▶ [Stated exercise] Reproduce from the records below, with no pictures, exactly the lines between the one containing "Generate a LaTeX" and the one containing "(0,0) rectangle (1024,438);", inclusive.

▶ [Given records]
=-=-=
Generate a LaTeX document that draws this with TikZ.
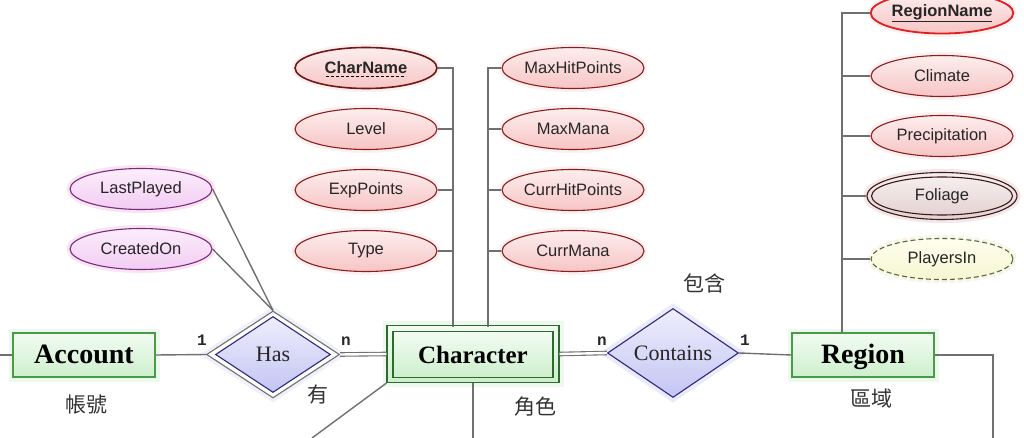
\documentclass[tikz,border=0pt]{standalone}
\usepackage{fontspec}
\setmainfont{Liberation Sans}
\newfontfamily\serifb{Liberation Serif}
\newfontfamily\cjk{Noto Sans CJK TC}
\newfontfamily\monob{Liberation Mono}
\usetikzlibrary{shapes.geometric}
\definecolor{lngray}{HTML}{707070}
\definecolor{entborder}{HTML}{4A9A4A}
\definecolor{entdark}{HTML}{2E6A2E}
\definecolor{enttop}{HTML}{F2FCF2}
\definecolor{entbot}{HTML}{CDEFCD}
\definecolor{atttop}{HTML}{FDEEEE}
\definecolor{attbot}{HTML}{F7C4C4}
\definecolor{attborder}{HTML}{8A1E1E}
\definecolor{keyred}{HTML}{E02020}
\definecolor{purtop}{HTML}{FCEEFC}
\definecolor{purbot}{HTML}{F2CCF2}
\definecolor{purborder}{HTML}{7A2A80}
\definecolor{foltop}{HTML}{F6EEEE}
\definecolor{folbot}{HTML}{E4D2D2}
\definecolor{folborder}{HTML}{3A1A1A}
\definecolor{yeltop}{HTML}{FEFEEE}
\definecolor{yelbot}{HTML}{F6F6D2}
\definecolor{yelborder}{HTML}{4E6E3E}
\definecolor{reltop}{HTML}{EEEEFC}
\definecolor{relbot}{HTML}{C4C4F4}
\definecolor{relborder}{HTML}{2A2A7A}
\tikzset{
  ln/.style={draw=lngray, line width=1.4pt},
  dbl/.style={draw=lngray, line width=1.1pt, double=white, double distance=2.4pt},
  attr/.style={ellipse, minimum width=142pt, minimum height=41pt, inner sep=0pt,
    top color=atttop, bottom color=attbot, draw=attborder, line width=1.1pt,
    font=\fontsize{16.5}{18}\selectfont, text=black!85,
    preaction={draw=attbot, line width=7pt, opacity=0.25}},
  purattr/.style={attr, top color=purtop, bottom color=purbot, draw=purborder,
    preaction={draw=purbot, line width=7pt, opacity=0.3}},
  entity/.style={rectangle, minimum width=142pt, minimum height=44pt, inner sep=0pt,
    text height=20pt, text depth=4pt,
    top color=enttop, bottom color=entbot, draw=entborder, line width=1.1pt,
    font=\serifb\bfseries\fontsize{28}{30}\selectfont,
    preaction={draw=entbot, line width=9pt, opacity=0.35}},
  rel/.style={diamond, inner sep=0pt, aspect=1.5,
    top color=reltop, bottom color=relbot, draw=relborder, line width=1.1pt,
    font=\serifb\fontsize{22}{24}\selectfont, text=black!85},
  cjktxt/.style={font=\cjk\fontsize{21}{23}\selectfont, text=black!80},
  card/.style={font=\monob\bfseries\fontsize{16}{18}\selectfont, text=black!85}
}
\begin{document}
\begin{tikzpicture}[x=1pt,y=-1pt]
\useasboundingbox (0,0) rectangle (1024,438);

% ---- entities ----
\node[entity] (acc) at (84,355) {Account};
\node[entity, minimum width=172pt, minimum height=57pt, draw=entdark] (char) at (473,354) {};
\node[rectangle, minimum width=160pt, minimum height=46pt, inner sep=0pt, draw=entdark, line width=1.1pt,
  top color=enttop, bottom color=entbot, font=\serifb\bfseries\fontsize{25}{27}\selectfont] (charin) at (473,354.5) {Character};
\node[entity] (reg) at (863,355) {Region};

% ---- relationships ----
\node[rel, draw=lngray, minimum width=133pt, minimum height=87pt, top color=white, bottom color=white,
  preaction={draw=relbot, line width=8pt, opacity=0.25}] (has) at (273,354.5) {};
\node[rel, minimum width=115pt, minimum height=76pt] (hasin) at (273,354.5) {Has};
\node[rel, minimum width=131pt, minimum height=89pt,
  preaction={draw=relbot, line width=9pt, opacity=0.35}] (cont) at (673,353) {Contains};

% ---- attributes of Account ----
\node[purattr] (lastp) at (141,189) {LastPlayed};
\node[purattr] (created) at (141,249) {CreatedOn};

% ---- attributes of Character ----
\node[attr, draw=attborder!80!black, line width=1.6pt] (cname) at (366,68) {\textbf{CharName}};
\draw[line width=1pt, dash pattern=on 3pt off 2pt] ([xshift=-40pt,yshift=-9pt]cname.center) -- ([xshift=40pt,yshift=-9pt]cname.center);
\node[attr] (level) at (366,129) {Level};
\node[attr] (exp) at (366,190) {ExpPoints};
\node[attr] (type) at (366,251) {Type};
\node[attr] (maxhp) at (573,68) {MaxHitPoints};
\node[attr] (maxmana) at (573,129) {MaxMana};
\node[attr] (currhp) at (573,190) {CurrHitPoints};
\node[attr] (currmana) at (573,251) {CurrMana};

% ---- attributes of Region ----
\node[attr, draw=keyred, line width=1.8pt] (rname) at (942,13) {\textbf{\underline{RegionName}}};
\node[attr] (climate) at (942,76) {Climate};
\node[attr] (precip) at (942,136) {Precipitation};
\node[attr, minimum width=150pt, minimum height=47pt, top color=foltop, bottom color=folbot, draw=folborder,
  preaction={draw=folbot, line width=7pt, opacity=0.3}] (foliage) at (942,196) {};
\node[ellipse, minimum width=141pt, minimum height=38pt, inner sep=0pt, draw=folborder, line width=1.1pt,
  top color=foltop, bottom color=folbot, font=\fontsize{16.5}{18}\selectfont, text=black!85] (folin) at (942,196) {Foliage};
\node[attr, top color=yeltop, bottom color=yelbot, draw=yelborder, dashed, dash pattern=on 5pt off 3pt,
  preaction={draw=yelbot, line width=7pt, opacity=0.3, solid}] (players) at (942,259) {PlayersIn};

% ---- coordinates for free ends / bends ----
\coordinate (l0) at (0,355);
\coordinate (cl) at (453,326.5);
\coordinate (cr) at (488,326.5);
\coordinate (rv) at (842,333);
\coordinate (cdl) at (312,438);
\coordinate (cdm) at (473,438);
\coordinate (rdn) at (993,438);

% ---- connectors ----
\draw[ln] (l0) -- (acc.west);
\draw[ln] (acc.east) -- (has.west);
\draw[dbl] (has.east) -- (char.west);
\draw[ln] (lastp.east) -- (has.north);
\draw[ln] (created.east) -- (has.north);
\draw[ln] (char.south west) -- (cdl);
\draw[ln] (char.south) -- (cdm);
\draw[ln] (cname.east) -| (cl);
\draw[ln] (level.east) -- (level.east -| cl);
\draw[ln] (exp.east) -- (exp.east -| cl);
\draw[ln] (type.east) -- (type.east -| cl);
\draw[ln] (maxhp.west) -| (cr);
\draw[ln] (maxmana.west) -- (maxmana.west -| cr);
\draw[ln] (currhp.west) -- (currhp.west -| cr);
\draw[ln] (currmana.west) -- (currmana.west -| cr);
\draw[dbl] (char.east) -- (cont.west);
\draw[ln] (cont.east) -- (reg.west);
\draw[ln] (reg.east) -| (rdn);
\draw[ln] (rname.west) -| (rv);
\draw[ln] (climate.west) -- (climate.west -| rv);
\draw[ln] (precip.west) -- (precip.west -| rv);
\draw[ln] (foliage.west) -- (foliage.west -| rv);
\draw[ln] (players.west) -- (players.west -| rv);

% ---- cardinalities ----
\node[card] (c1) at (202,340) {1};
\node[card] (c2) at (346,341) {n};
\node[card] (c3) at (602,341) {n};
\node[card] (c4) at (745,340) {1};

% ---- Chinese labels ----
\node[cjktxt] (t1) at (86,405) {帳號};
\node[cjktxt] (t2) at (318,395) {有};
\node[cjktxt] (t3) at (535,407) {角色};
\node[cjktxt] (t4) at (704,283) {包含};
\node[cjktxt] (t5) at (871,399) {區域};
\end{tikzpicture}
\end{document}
=-=-=
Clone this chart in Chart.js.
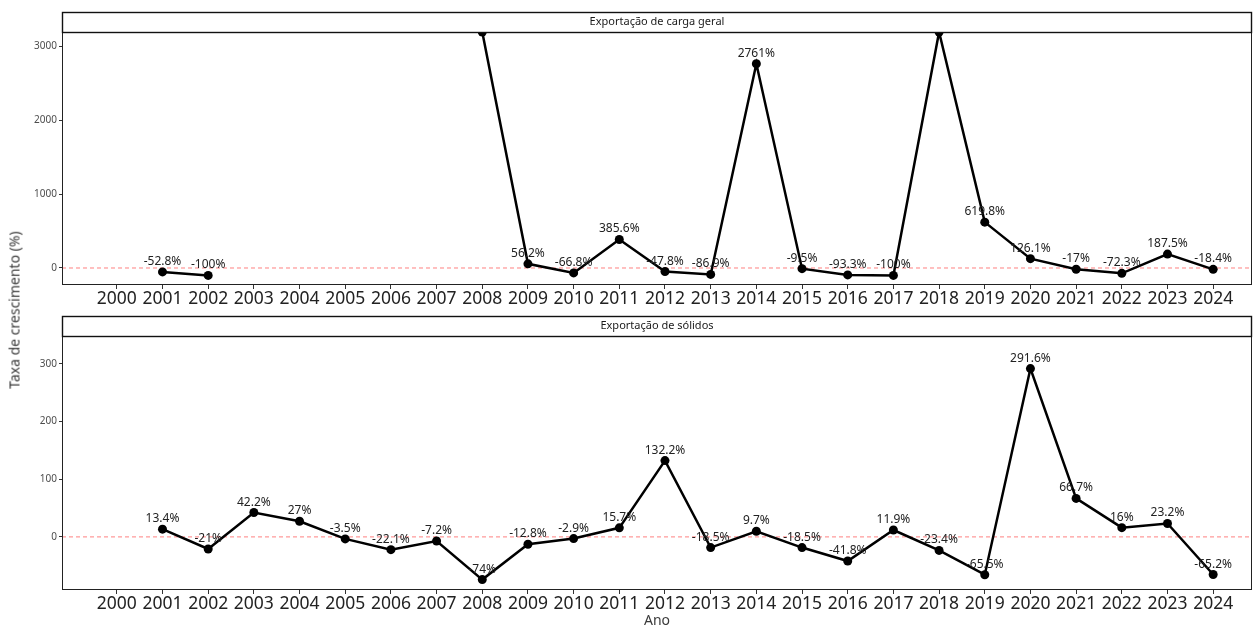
=-=-=
▶ [Exercise response]
Generate a LaTeX document that draws this with TikZ.
\documentclass[tikz,border=0pt]{standalone}
\usepackage{fontspec}
\setmainfont{Liberation Sans}
\newfontfamily\serifb{Liberation Serif}
\newfontfamily\cjk{Noto Sans CJK TC}
\newfontfamily\monob{Liberation Mono}
\usetikzlibrary{shapes.geometric}
\definecolor{lngray}{HTML}{707070}
\definecolor{entborder}{HTML}{4A9A4A}
\definecolor{entdark}{HTML}{2E6A2E}
\definecolor{enttop}{HTML}{F2FCF2}
\definecolor{entbot}{HTML}{CDEFCD}
\definecolor{atttop}{HTML}{FDEEEE}
\definecolor{attbot}{HTML}{F7C4C4}
\definecolor{attborder}{HTML}{8A1E1E}
\definecolor{keyred}{HTML}{E02020}
\definecolor{purtop}{HTML}{FCEEFC}
\definecolor{purbot}{HTML}{F2CCF2}
\definecolor{purborder}{HTML}{7A2A80}
\definecolor{foltop}{HTML}{F6EEEE}
\definecolor{folbot}{HTML}{E4D2D2}
\definecolor{folborder}{HTML}{3A1A1A}
\definecolor{yeltop}{HTML}{FEFEEE}
\definecolor{yelbot}{HTML}{F6F6D2}
\definecolor{yelborder}{HTML}{4E6E3E}
\definecolor{reltop}{HTML}{EEEEFC}
\definecolor{relbot}{HTML}{C4C4F4}
\definecolor{relborder}{HTML}{2A2A7A}
\tikzset{
  ln/.style={draw=lngray, line width=1.4pt},
  dbl/.style={draw=lngray, line width=1.1pt, double=white, double distance=2.4pt},
  attr/.style={ellipse, minimum width=142pt, minimum height=41pt, inner sep=0pt,
    top color=atttop, bottom color=attbot, draw=attborder, line width=1.1pt,
    font=\fontsize{16.5}{18}\selectfont, text=black!85,
    preaction={draw=attbot, line width=7pt, opacity=0.25}},
  purattr/.style={attr, top color=purtop, bottom color=purbot, draw=purborder,
    preaction={draw=purbot, line width=7pt, opacity=0.3}},
  entity/.style={rectangle, minimum width=142pt, minimum height=44pt, inner sep=0pt,
    text height=20pt, text depth=4pt,
    top color=enttop, bottom color=entbot, draw=entborder, line width=1.1pt,
    font=\serifb\bfseries\fontsize{28}{30}\selectfont,
    preaction={draw=entbot, line width=9pt, opacity=0.35}},
  rel/.style={diamond, inner sep=0pt, aspect=1.5,
    top color=reltop, bottom color=relbot, draw=relborder, line width=1.1pt,
    font=\serifb\fontsize{22}{24}\selectfont, text=black!85},
  cjktxt/.style={font=\cjk\fontsize{21}{23}\selectfont, text=black!80},
  card/.style={font=\monob\bfseries\fontsize{16}{18}\selectfont, text=black!85}
}
\begin{document}
\begin{tikzpicture}[x=1pt,y=-1pt]
\useasboundingbox (0,0) rectangle (1024,438);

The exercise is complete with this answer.